Whereas DAFCA initially promoted its basic "logic analysis" solution for hardware debugging, ongoing customer collaborations have helped us realize a number of validation applications. Transaction stimulus was the first validation application, where instruments were used to stimulate (control) circuitry for protocol testing, fault insertion, and basic out-of-band configuration. This was followed by systematic and automated test scripting, where triggers, assertions, monitors, and stimulus were applied continuously across the system, thereby providing both spatial and temporal coverage. Next came performance monitoring and analysis, which measured throughput, latency, and utilization of resources such as interfaces, buses, switches, DMA controllers, and arbitrators in both granular and coarse forms.
To address hardware-software co-validation DAFCA has introduced hardware and software cross-triggering, which enables the correlation of software instructions with lower-level "hardware" events or transactions. This has broadened the scope of applicability, and has, for example, enabled work on hardware and embedded systems security applications using the same "validation and debug" instruments for hardware and software intrusion detection.
While the solution has demonstrated up to now to be flexible, scalable, and extendable, there is no one-size-fits-all magic here. DAFCA recognized early the need to strike a balance between delivering complete and comprehensive solutions for the most common applications, while still enabling unique extensions.
The typical criticism of DAFCA's approach is that such a general-purpose solution requires unique implementation on each design, and puts the onus on the user to create their own triggers, assertions, transaction events, and performance monitors for not just their proprietary buses and interfaces, but even for the standards-based buses. In principal, this is a true statement. But automated instrumentation insertion and instrument re-programmability breeds re-use and scalability. One can imagine the creation, proliferation, and distribution of libraries that include the aforementioned system-validation functions and corresponding instrument insertion rules. In fact, one can find a few examples where such methodology and re-use is already taking hold.

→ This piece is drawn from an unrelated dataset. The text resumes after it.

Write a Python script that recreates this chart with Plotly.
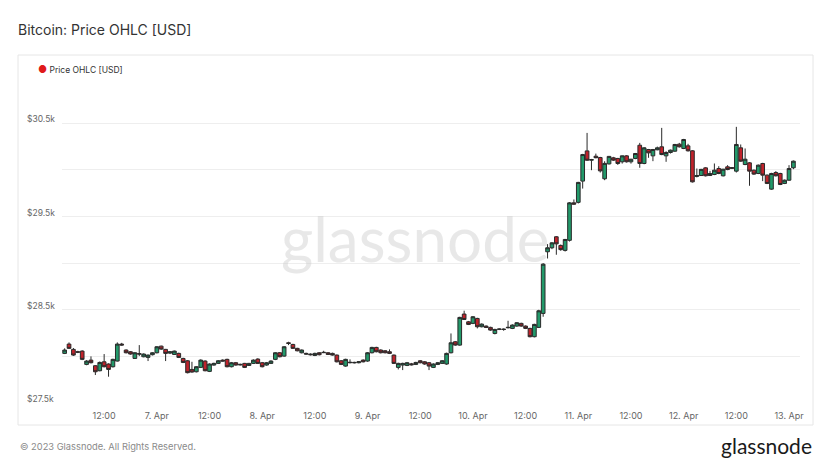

Neglect (or avoidance) of an automated, programmable, and system-wide approach often results in arbitrary, ad-hoc schemes that can't, and don't, solve the fundamental problems of large, complex, heterogeneous designs. A solution that is processor-centric or applicable to only a singular standard bus is not a systematic solution but a short-term patch. The problem is that patches don't scale.
For most design teams, the current reality of on-chip instrumentation is a coordinated, two-pronged approach of leveraging embedded processor IP instrumentation and designing in-house custom solutions. The former is fine for software-centric systems, but the latter is, in most cases, neither scalable nor sustainable. An integrated solution as described in this paper, provides a real and practical path to ensuring that post-silicon validation techniques keep pace with emerging design and verification methodologies.